To Live and Die in Hicksville., 8 August 2011
Author:
dunmore_ego from Los Angeles, California
*** This review may contain spoilers ***
Sex in a small town. And more sex. And more sex...
In 1951 Anarene, Texas, there's not much to do except be an
angst-ridden teen and feel up chicks in the dark of the old movie
theater. But small town life is crawling to a close, and the teens in
THE LAST PICTURE SHOW, like the town of Anarene itself, are thrown into
the world with their naïveté on stun and their hormones on kill.
The bad economy (isn't it always?) has forced the movie theater to
close. Soon there will be a last picture show. And the dull meaningless
void beckons. The teens are antsy, drunk, irresponsible; the adults,
worn out, cynical, devoid of dreams.
From a novel by Larry McMurtry, Peter Bogdanovich co-writes and directs
this frank, forward tale of a small community fragmenting as the old
guard is replaced with teen beat. With the death of the town's tacit
head, Sam the Lion (Ben Johnson), the townsfolk and teens who regarded
him a stabilizing force are suddenly rudderless.
Duane (volatile Jeff Bridges) and Sonny (soulful Timothy Bottoms) are
best friends, high school graduates gawping at the threshold of life
without a clue. Jacy (Cybill Shepherd) is the teen tease every boy
lusts after - she's Duane's girl, but has no qualms in cozying up to a
rich college boy to further her prospects.
Shepherd plays Jacy with a callousness that prompted the invention of
the c-word; using sex academically, as a weapon. She accepts an
invitation by Randy Quaid (so young he looks like little brother
Dennis) to a pool party only to get closer to the rich boy; on this
same night, Duane gives her a watch bought with six months savings,
which she callously takes off - along with her clothes - and dives
naked into the pool for the rich boy. Rich boy tells her "Come see me
when you're not a virgin," so she deflowers herself dutifully with
Duane (who adopts the studly strut - until he realizes she was only
prepping herself for the richie).
Meanwhile, MILF Ruth (Cloris Leachman) cozies up to teen Sonny while
her husband Coach Popper is at school coaching Sonny's basketball team.
Back when Cloris Leachman was only in her 40s, she was surprisingly
svelte and sexy, yet it wasn't from her cardboard emotionlessness or
pointy bra - it was her sexual forthrightness, openly seducing Sonny
with a frankness that we don't see in modern American cinema.
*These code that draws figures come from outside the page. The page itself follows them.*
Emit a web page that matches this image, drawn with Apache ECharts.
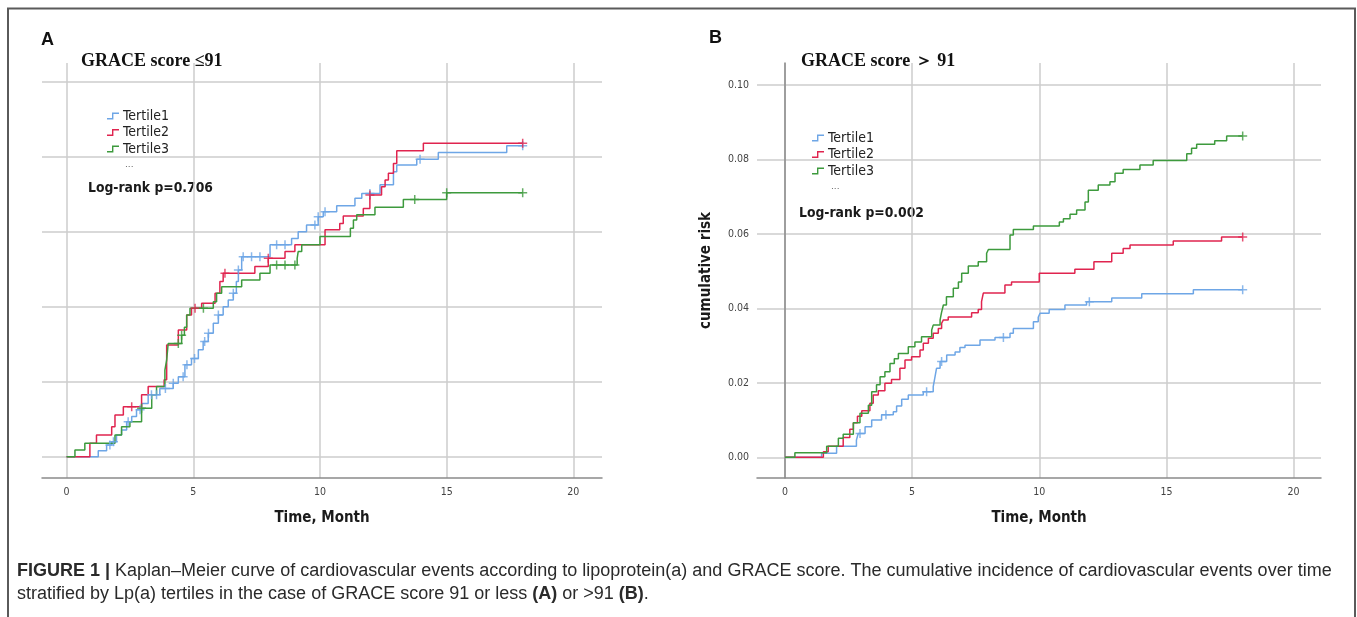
<!DOCTYPE html>
<html>
<head>
<meta charset="utf-8">
<script src="https://cdn.jsdelivr.net/npm/echarts@6/dist/echarts.min.js"></script>
<style>
  html, body { margin: 0; padding: 0; background: #fff; }
  #chart { width: 1357px; height: 617px; }
</style>
</head>
<body>
<div id="chart"></div>
<script>
// Time axis ticks (months) and risk axis ticks
const xTicks = [0, 5, 10, 15, 20];
const yTicks = [0, 0.02, 0.04, 0.06, 0.08, 0.1];
const tertiles = ["Tertile1", "Tertile2", "Tertile3"];

// Panel A: GRACE score <= 91, step points [month, cumulative risk]
const a_t1 = [[0,0],[1.25,0.0016],[1.58,0.0031],[1.78,0.004],[1.97,0.0058],[2.17,0.0071],[2.37,0.0093],[2.57,0.0107],[2.76,0.0125],[2.96,0.0142],[3.22,0.0165],[3.68,0.0182],[4.21,0.0196],[4.41,0.0213],[4.67,0.0245],[4.93,0.0262],[5.2,0.0285],[5.39,0.0307],[5.59,0.0329],[5.79,0.0356],[5.99,0.0378],[6.18,0.04],[6.38,0.0418],[6.58,0.0436],[6.7,0.0467],[6.78,0.0498],[6.91,0.0533],[8.03,0.0565],[8.88,0.0582],[9.14,0.06],[9.47,0.0618],[9.93,0.064],[10.13,0.0653],[10.66,0.0669],[11.38,0.0689],[11.65,0.0702],[12.37,0.0725],[12.9,0.076],[13.03,0.0778],[13.82,0.0793],[14.67,0.0811],[17.37,0.0829],[18,0.0829]];
const a_t2 = [[0,0],[0.92,0.0036],[1.18,0.0058],[1.78,0.008],[1.91,0.0111],[2.24,0.0133],[2.96,0.0165],[3.22,0.0187],[3.85,0.0205],[3.95,0.0298],[4.41,0.0338],[4.74,0.0378],[4.93,0.0396],[5.33,0.0409],[5.86,0.0436],[6.05,0.0467],[6.18,0.0489],[7.43,0.0507],[7.96,0.0529],[8.62,0.0547],[9.01,0.0565],[10.2,0.0605],[10.78,0.0622],[10.92,0.0642],[11.71,0.0662],[11.97,0.0698],[12.43,0.072],[12.57,0.0738],[12.7,0.0756],[12.9,0.0782],[13.03,0.0816],[14.08,0.0836],[18,0.0836]];
const a_t3 = [[0,0],[0.33,0.0018],[0.72,0.0036],[1.91,0.0058],[2.17,0.008],[2.5,0.0093],[2.96,0.0129],[3.36,0.0165],[3.55,0.0187],[3.88,0.0231],[3.95,0.0258],[4.01,0.0302],[4.54,0.0324],[4.65,0.0345],[4.74,0.0378],[4.87,0.0396],[5.79,0.0413],[5.92,0.0436],[6.12,0.0453],[6.91,0.0471],[7.63,0.0489],[8.03,0.0511],[9.1,0.0529],[9.14,0.0547],[9.28,0.0565],[10.0,0.0587],[11.2,0.0609],[11.32,0.0631],[11.45,0.0645],[12.17,0.0665],[13.29,0.0686],[15.0,0.0704],[18,0.0704]];
const a_c1 = [1.71,1.85,2.43,2.9,3.35,3.55,3.9,4.21,4.6,4.75,5.05,5.45,5.6,5.99,6.58,6.78,6.97,7.3,7.63,8.29,8.62,9.8,9.93,10.2,11.97,13.95,18];
const a_c2 = [2.57,5.07,6.25,7.96,11.97,18];
const a_c3 = [2.96,4.41,4.54,5.4,8.29,8.62,9.01,13.74,15.0,18];

// Panel B: GRACE score > 91
const b_t1 = [[0,0],[1.44,0.0011],[2.03,0.003],[2.81,0.0046],[2.88,0.0064],[3.15,0.0082],[3.41,0.01],[3.8,0.0114],[4.26,0.0122],[4.39,0.0138],[4.59,0.0156],[4.85,0.0167],[5.44,0.0176],[5.83,0.019],[5.9,0.0216],[5.96,0.0239],[6.1,0.0257],[6.36,0.0275],[6.69,0.0283],[6.88,0.0295],[7.08,0.0301],[7.67,0.0315],[8.26,0.0322],[8.85,0.0333],[8.98,0.0346],[9.77,0.0364],[9.96,0.0376],[10.03,0.0387],[10.39,0.0397],[11.01,0.0409],[11.86,0.0418],[12.85,0.0428],[14.03,0.0439],[16.06,0.045],[18,0.045]];
const b_t2 = [[0,0],[1.51,0.0015],[1.7,0.003],[2.29,0.0053],[2.55,0.0075],[2.69,0.0093],[2.85,0.011],[3.02,0.0125],[3.34,0.0145],[3.47,0.0167],[3.67,0.0179],[3.93,0.0199],[4.19,0.0209],[4.52,0.0239],[4.72,0.0261],[4.98,0.027],[5.31,0.0288],[5.44,0.0306],[5.64,0.032],[5.83,0.0333],[6.03,0.0346],[6.16,0.036],[6.23,0.0369],[6.42,0.0377],[7.34,0.0388],[7.6,0.0397],[7.73,0.0418],[7.8,0.0441],[8.65,0.0463],[8.91,0.0471],[10.0,0.0494],[11.4,0.0505],[12.15,0.0525],[12.85,0.0548],[13.3,0.0561],[13.57,0.057],[15.27,0.0581],[17.17,0.0592],[18,0.0592]];
const b_t3 = [[0,0],[0.39,0.0012],[1.64,0.003],[2.1,0.0051],[2.29,0.0062],[2.69,0.0093],[2.95,0.0118],[3.28,0.014],[3.41,0.0176],[3.6,0.0195],[3.74,0.0216],[3.93,0.023],[4.13,0.0252],[4.3,0.0265],[4.46,0.0279],[4.85,0.0297],[5.11,0.031],[5.37,0.0324],[5.77,0.0342],[5.83,0.0355],[6.1,0.0369],[6.16,0.039],[6.23,0.0409],[6.35,0.0431],[6.62,0.0454],[6.82,0.0471],[6.95,0.0494],[7.21,0.0514],[7.6,0.0525],[7.93,0.0548],[8.0,0.0558],[8.85,0.0597],[8.98,0.0612],[9.77,0.0621],[10.79,0.0632],[10.95,0.0641],[11.21,0.0653],[11.47,0.0664],[11.8,0.0686],[11.93,0.0717],[12.32,0.0731],[12.78,0.074],[12.98,0.0763],[13.3,0.0773],[13.96,0.0785],[14.48,0.0797],[15.8,0.0815],[15.99,0.083],[16.19,0.0841],[16.9,0.085],[17.37,0.0863],[18,0.0863]];
const b_c1 = [2.95,3.97,5.57,6.16,8.59,11.97,18];
const b_c2 = [18];
const b_c3 = [18];

const colors = ["#6ea6e6", "#e0244f", "#3d9a3d"];
const gridColor = "#cdcdcd";
const axisColor = "#8a8a8a";
const condensed = "'DejaVu Sans Condensed', 'Liberation Sans Narrow', 'DejaVu Sans', sans-serif";

// value of the step curve at a censoring time
function riskAt(steps, t) {
  let v = 0;
  for (const p of steps) {
    if (p[0] <= t) v = p[1];
  }
  return v;
}

const plus = "path://M4,0h1.6v4h4v1.6h-4v4h-1.6v-4h-4v-1.6h4z";
const stepIcon = "path://M0,5.6H5V0H12V1.4H6.4V7H0Z";

function panelSeries(idx, curves, censors) {
  const out = [];
  curves.forEach((c, i) => {
    out.push({
      name: tertiles[i], type: "line", step: "end", symbol: "none",
      xAxisIndex: idx, yAxisIndex: idx, data: c,
      color: colors[i],
      lineStyle: { width: 1.5, color: colors[i] },
      z: 3 + i
    });
  });
  censors.forEach((cs, i) => {
    out.push({
      name: tertiles[i] + " censored", type: "scatter",
      xAxisIndex: idx, yAxisIndex: idx,
      symbol: plus, symbolSize: 9,
      itemStyle: { color: colors[i] },
      data: cs.map(t => [t, riskAt(curves[i], t)]),
      z: 6
    });
  });
  return out;
}

function xAxisFor(idx, min, max) {
  return {
    type: "value", gridIndex: idx, min: min, max: max,
    name: "Time, Month", nameLocation: "middle", nameGap: 33,
    nameTextStyle: { fontFamily: condensed, fontWeight: "bold", fontSize: 15, color: "#1a1a1a" },
    axisLine: { show: true, onZero: false, lineStyle: { color: axisColor, width: 1.5 } },
    axisTick: { show: false, customValues: xTicks },
    axisLabel: { customValues: xTicks, fontFamily: condensed, fontSize: 10.5, color: "#444", margin: 9 },
    splitLine: { show: true, lineStyle: { color: gridColor, width: 1.5 } }
  };
}

const legendText = { fontFamily: condensed, fontSize: 14, color: "#222", padding: [0, 0, 0, -1], lineHeight: 14 };

const chart = echarts.init(document.getElementById("chart"), null, { renderer: "canvas" });

chart.setOption({
  animation: false,
  backgroundColor: "#fff",
  title: [
    { text: "A", left: 41, top: 31, padding: 0, textStyle: { fontFamily: "'Liberation Sans', Arial", fontWeight: "bold", fontSize: 18, color: "#111" } },
    { text: "B", left: 709, top: 29, padding: 0, textStyle: { fontFamily: "'Liberation Sans', Arial", fontWeight: "bold", fontSize: 18, color: "#111" } },
    { text: "GRACE score \u226491", left: 81, top: 52, padding: 0, textStyle: { fontFamily: "'Liberation Serif', 'Times New Roman', serif", fontWeight: "bold", fontSize: 18, color: "#111" } },
    { text: "GRACE score \uff1e 91", left: 801, top: 52, padding: 0, textStyle: { fontFamily: "'Liberation Serif', 'Times New Roman', serif", fontWeight: "bold", fontSize: 18, color: "#111" } }
  ],
  legend: [
    { data: tertiles, orient: "vertical", left: 107, top: 109, padding: 0, itemGap: 2.5,
      itemWidth: 12, itemHeight: 7, icon: stepIcon, selectedMode: false, textStyle: legendText },
    { data: tertiles, orient: "vertical", left: 812, top: 131, padding: 0, itemGap: 2.5,
      itemWidth: 12, itemHeight: 7, icon: stepIcon, selectedMode: false, textStyle: legendText }
  ],
  grid: [
    { left: 42, top: 63, width: 560, height: 415, containLabel: false },
    { left: 757, top: 63, width: 564, height: 415, containLabel: false }
  ],
  xAxis: [xAxisFor(0, -0.97, 21.13), xAxisFor(1, -1.1, 21.08)],
  yAxis: [
    { type: "value", gridIndex: 0, min: -0.00568, max: 0.105,
      axisLine: { show: false }, axisTick: { show: false, customValues: yTicks },
      axisLabel: { show: false, customValues: yTicks },
      splitLine: { show: true, lineStyle: { color: gridColor, width: 1.5 } } },
    { type: "value", gridIndex: 1, min: -0.00556, max: 0.1059,
      name: "cumulative risk", nameLocation: "middle", nameGap: 43, nameRotate: 90,
      nameTextStyle: { fontFamily: condensed, fontWeight: "bold", fontSize: 15, color: "#1a1a1a" },
      axisLine: { show: true, lineStyle: { color: axisColor, width: 1.5 } },
      axisTick: { show: false, customValues: yTicks },
      axisLabel: { customValues: yTicks, formatter: v => v.toFixed(2), fontFamily: condensed, fontSize: 10.5, color: "#444", margin: 8 },
      splitLine: { show: true, lineStyle: { color: gridColor, width: 1.5 } } }
  ],
  graphic: [
    { type: "rect", shape: { x: 8, y: 8.5, width: 1347, height: 640 }, style: { fill: "none", stroke: "#5a5a5a", lineWidth: 2 }, silent: true },
    { type: "text", left: 125, top: 160, style: { text: "...", font: "9px 'DejaVu Sans'", fill: "#666" } },
    { type: "text", left: 831, top: 182, style: { text: "...", font: "9px 'DejaVu Sans'", fill: "#666" } },
    { type: "text", left: 88, top: 181, style: { text: "Log-rank p=0.706", font: "bold 13.8px " + condensed, fill: "#1a1a1a" } },
    { type: "text", left: 799, top: 206, style: { text: "Log-rank p=0.002", font: "bold 13.8px " + condensed, fill: "#1a1a1a" } },
    { type: "text", left: 17, top: 562, style: {
        text: "{b|FIGURE 1 |} Kaplan\u2013Meier curve of cardiovascular events according to lipoprotein(a) and GRACE score. The cumulative incidence of cardiovascular events over time",
        font: "18px 'Liberation Sans', Arial", fill: "#2a2a2a",
        rich: { b: { fontWeight: "bold", fontSize: 18, fontFamily: "'Liberation Sans', Arial" } } } },
    { type: "text", left: 17, top: 585, style: {
        text: "stratified by Lp(a) tertiles in the case of GRACE score 91 or less {b|(A)} or >91 {b|(B)}.",
        font: "18px 'Liberation Sans', Arial", fill: "#2a2a2a",
        rich: { b: { fontWeight: "bold", fontSize: 18, fontFamily: "'Liberation Sans', Arial" } } } }
  ],
  series: panelSeries(0, [a_t1, a_t2, a_t3], [a_c1, a_c2, a_c3])
    .concat(panelSeries(1, [b_t1, b_t2, b_t3], [b_c1, b_c2, b_c3]))
});
</script>
</body>
</html>
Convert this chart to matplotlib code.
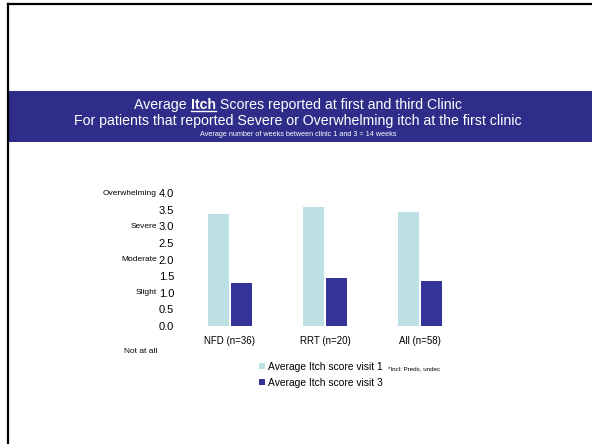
import matplotlib
matplotlib.use("Agg")
import matplotlib.pyplot as plt
from matplotlib.patches import Rectangle
from matplotlib.lines import Line2D
import numpy as np

plt.rcParams['font.family'] = ['Liberation Sans', 'DejaVu Sans']

categories = ["NFD (n=36)", "RRT (n=20)", "All (n=58)"]
visit1 = [3.37, 3.57, 3.43]
visit3 = [1.28, 1.44, 1.34]
series_names = ["Average Itch score visit 1", "Average Itch score visit 3"]
ytick_values = [0.0, 0.5, 1.0, 1.5, 2.0, 2.5, 3.0, 3.5, 4.0]
scale_words = {4.0: "Overwhelming", 3.0: "Severe", 2.0: "Moderate", 1.0: "Slight"}

c1 = "#bde0e4"
c3 = "#333399"
banner = "#2e2e8a"

W, H = 592, 444
fig = plt.figure(figsize=(W / 100, H / 100), dpi=100)
renderer = fig.canvas.get_renderer()

# slide frame (left and top edges)
fig.add_artist(Line2D([7.5 / W, 7.5 / W], [0, 1 - 4 / H], color="black", lw=1.6))
fig.add_artist(Line2D([7.5 / W, 1], [1 - 4.5 / H, 1 - 4.5 / H], color="black", lw=1.6))

# title banner
fig.add_artist(Rectangle((8.5 / W, 1 - 142.5 / H), 1 - 8.5 / W, 51 / H,
                         transform=fig.transFigure, facecolor=banner, edgecolor="none"))
cx = 298 / W
title_size = 10.2

# first title line built from pieces so the key word can be bold and underlined
pieces = [("Average ", "normal"), ("Itch", "bold"), (" Scores reported at first and third Clinic", "normal")]
y1 = 1 - 109 / H
texts = []
widths = []
for s, wgt in pieces:
    t = fig.text(0, y1, s, ha="left", va="baseline", color="white",
                 fontsize=title_size, fontweight=wgt)
    bb = t.get_window_extent(renderer)
    texts.append(t)
    widths.append(bb.width)
total = sum(widths)
xstart = cx * W - total / 2
xpos = xstart
for t, w in zip(texts, widths):
    t.set_x(xpos / W)
    xpos += w
# underline under the bold word
ux0 = (xstart + widths[0]) / W
ux1 = (xstart + widths[0] + widths[1]) / W
fig.add_artist(Line2D([ux0, ux1], [y1 - 2.2 / H, y1 - 2.2 / H], color="white", lw=1.0))

fig.text(cx, 1 - 124.5 / H, "For patients that reported Severe or Overwhelming itch at the first clinic",
         ha="center", va="baseline", color="white", fontsize=title_size)
fig.text(cx, 1 - 136.5 / H, "Average number of weeks between clinic 1 and 3 = 14 weeks",
         ha="center", va="baseline", color="white", fontsize=5.2)

# chart area
ax = fig.add_axes([182.5 / W, 1 - 326 / H, 285 / W, 133 / H])
x = np.arange(len(categories))
bw = 0.22
gap = 0.03
ax.bar(x - (bw + gap) / 2, visit1, bw, color=c1, edgecolor="none", label=series_names[0])
ax.bar(x + (bw + gap) / 2, visit3, bw, color=c3, edgecolor="none", label=series_names[1])
ax.set_xlim(-0.5, len(categories) - 0.5)
ax.set_ylim(0, 4.0)
ax.set_yticks(ytick_values)
ax.set_yticklabels([f"{v:.1f}" for v in ytick_values], fontsize=8)
ax.set_xticks(x)
ax.set_xticklabels(categories, fontsize=7)
ax.tick_params(length=0)
ax.tick_params(axis="x", pad=7)
ax.tick_params(axis="y", pad=6)
for s in ax.spines.values():
    s.set_visible(False)

# verbal scale next to the numeric ticks
for v, word in scale_words.items():
    ax.annotate(word, xy=(0, v), xycoords=("axes fraction", "data"),
                xytext=(-18.4, 0), textcoords="offset points", ha="right", va="center",
                fontsize=6)
fig.text(157.5 / W, 1 - 351 / H, "Not at all", ha="right", va="center", fontsize=6)

# legend
fig.legend(loc="upper left", bbox_to_anchor=(259 / W, 1 - 361.5 / H), frameon=False,
           fontsize=7.4, handlelength=0.55, handleheight=0.55, handletextpad=0.3,
           labelspacing=0.6, borderpad=0, borderaxespad=0)
fig.text(388 / W, 1 - 369 / H, "*Incl: Predx, undec", ha="left", va="center", fontsize=4.5)

fig.savefig("out.png", dpi=100)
When Jacy eventually elopes with Sonny she doesn't allow him to touch
her in the car on the way to their honeymoon; as with all her relations
it is purely academic, simply so she wouldn't be an old maid in a small
town. When they are caught and she is forced away from him, it is not
the usual tearful rending of two lovers; she gives him an ambivalent
look, gets into another car and doesn't look back as it drives off.
Then - Clu Gulager, renowned C-actor and bane of MYSTERY SCIENCE
THEATER 3000, boyfriend to Jacy's mother (Ellen Burstyn, also looking
young and MILF-y), seduces Jacy on a pool table, who acquiesces with
nary a movement.
No such thing as foreplay in this town, which is a refreshing change
from all those mid-Americana teen movies where kids spend endless hours
necking necking necking. Yet there is also dearth of emotion.
Bogdanovich is intent on showing us how clinical, uncomfortable and
embarrassing sex is, almost an unnatural act with its participants
autonomously going through motions without knowing why.
And on the opposite side of the life-creating act, there is death.
Tragedy must necessarily dog a town on the threshold of change. Or does
this much shtupping. And Bogdanovich pours out the tragedy in equal
amounts.
THE LAST PICTURE SHOW is the reality that happens after the cameras
stop rolling on any given episode of HAPPY DAYS.